At full intensity, each beam can contain nearly 2,800 proton bunches. However, this is a target that won’t be achieved this year, as the collider’s performance is currently limited by a “technical issue” in its Super Proton Synchrotron — the machine responsible for accelerating subatomic particles.

“Performance is excellent, given this limitation,” Mike Lamont, head of the operations team at LHC, said in the statement. “We’re 10 percent above design luminosity (which we surpassed in June), we have these really long fills (where the beam is circulating for up to 20 hours or so) and very good collision rates. 2220 bunches is just us squeezing as much in as we can, given the restrictions, to maximize delivery to the experiments.”

While the latest run of the LHC has yielded more precise measurements of processes falling within the ambit of the Standard Model — a framework that describes three of the four known fundamental forces — and has provided observations of the famous Higgs boson at the unprecedented energy of 13 teraelectronvolts, it has drawn a blank insofar as the search for new particles are concerned.
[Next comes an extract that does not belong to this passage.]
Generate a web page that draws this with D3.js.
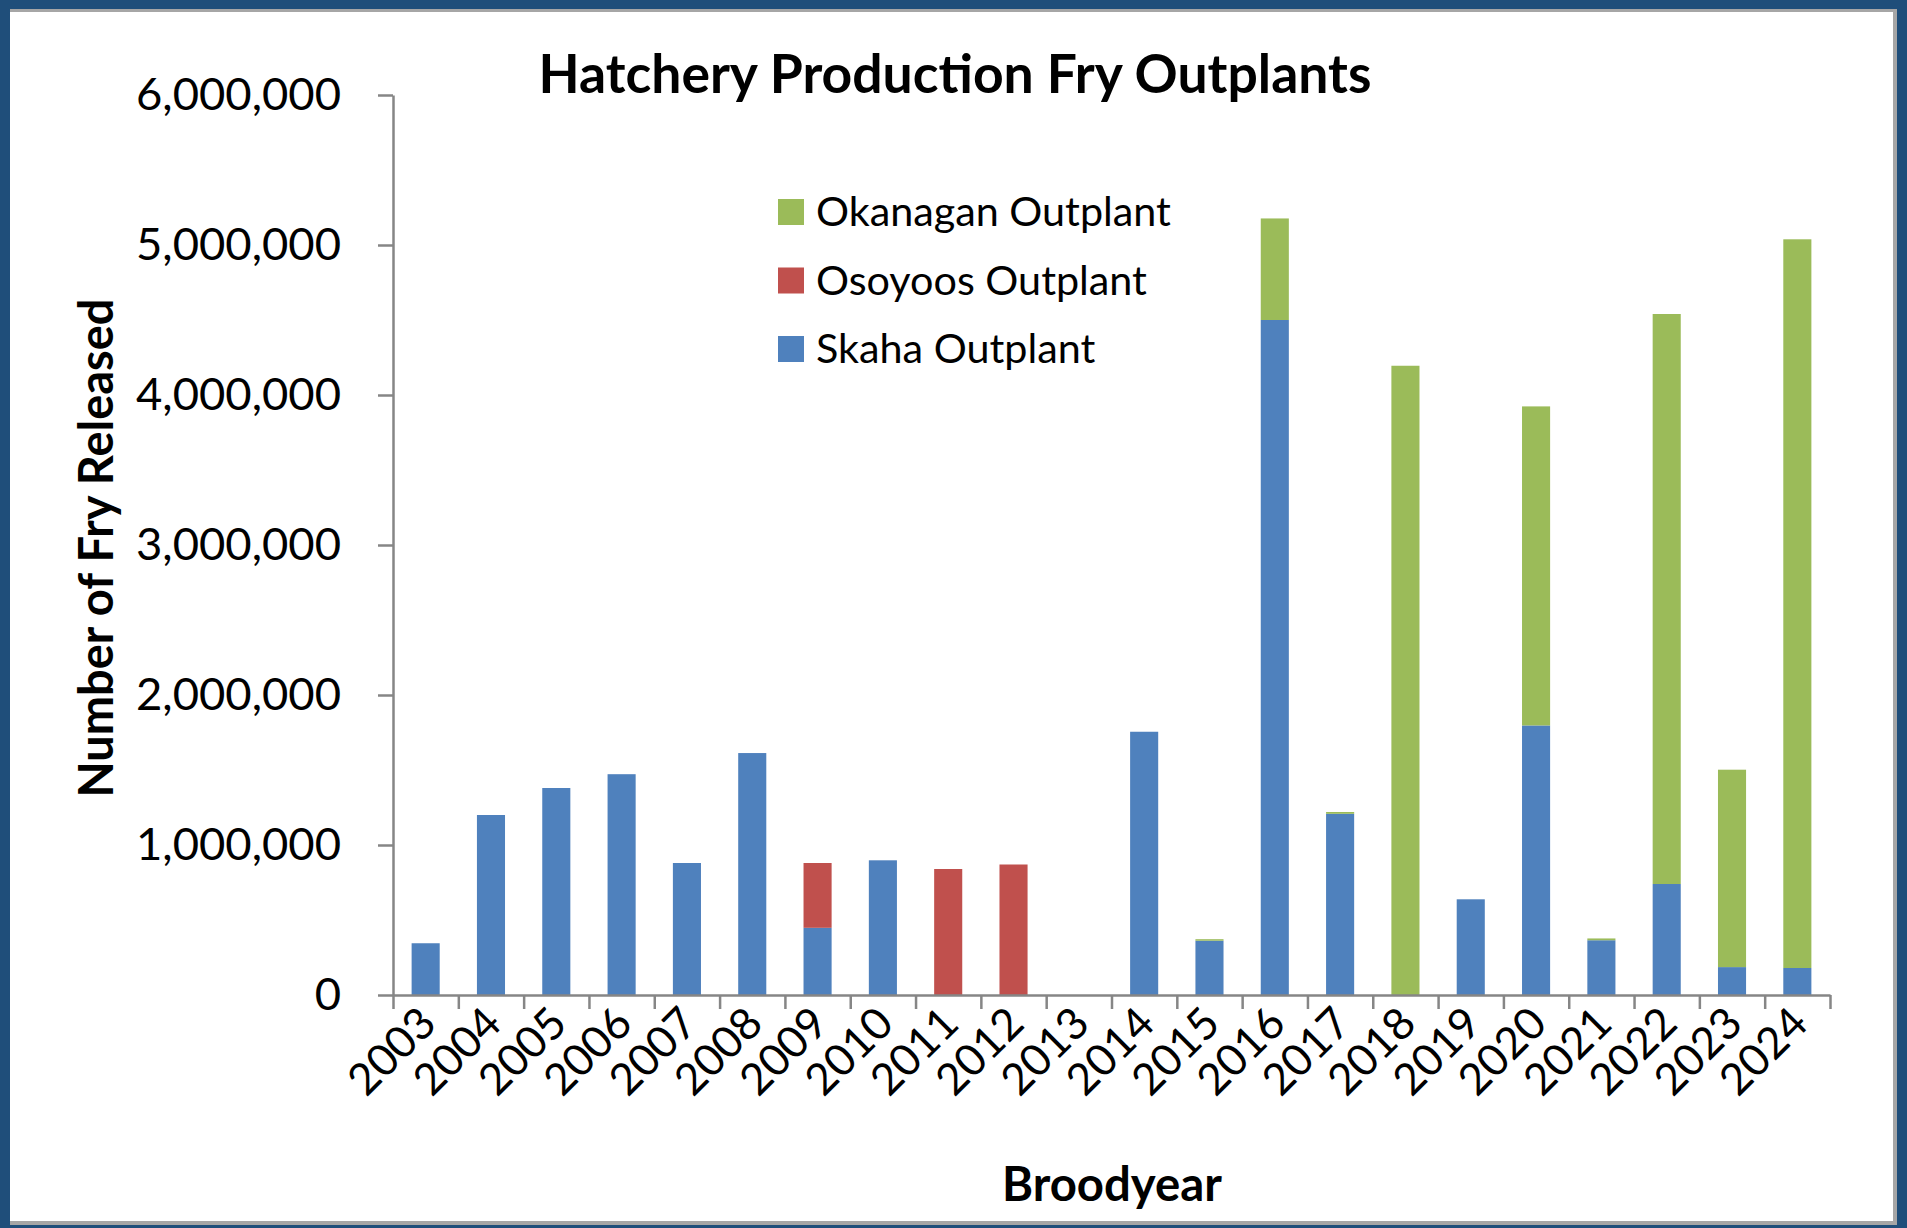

In particular, a tantalizing “bump” in 2015 data at 750 gigaelectronvolts, which had been previously detected by the ATLAS and CMS detectors, did not resurface in the much larger 2016 dataset, suggesting that it was, in all probability, the result of a statistical fluctuation.

“We're just at the beginning of the journey,” CERN Director-General Fabiola Gianotti said in a statement released earlier this month. "The superb performance of the LHC accelerator, experiments and computing bode extremely well for a detailed and comprehensive exploration of the several TeV energy scale, and significant progress in our understanding of fundamental physics."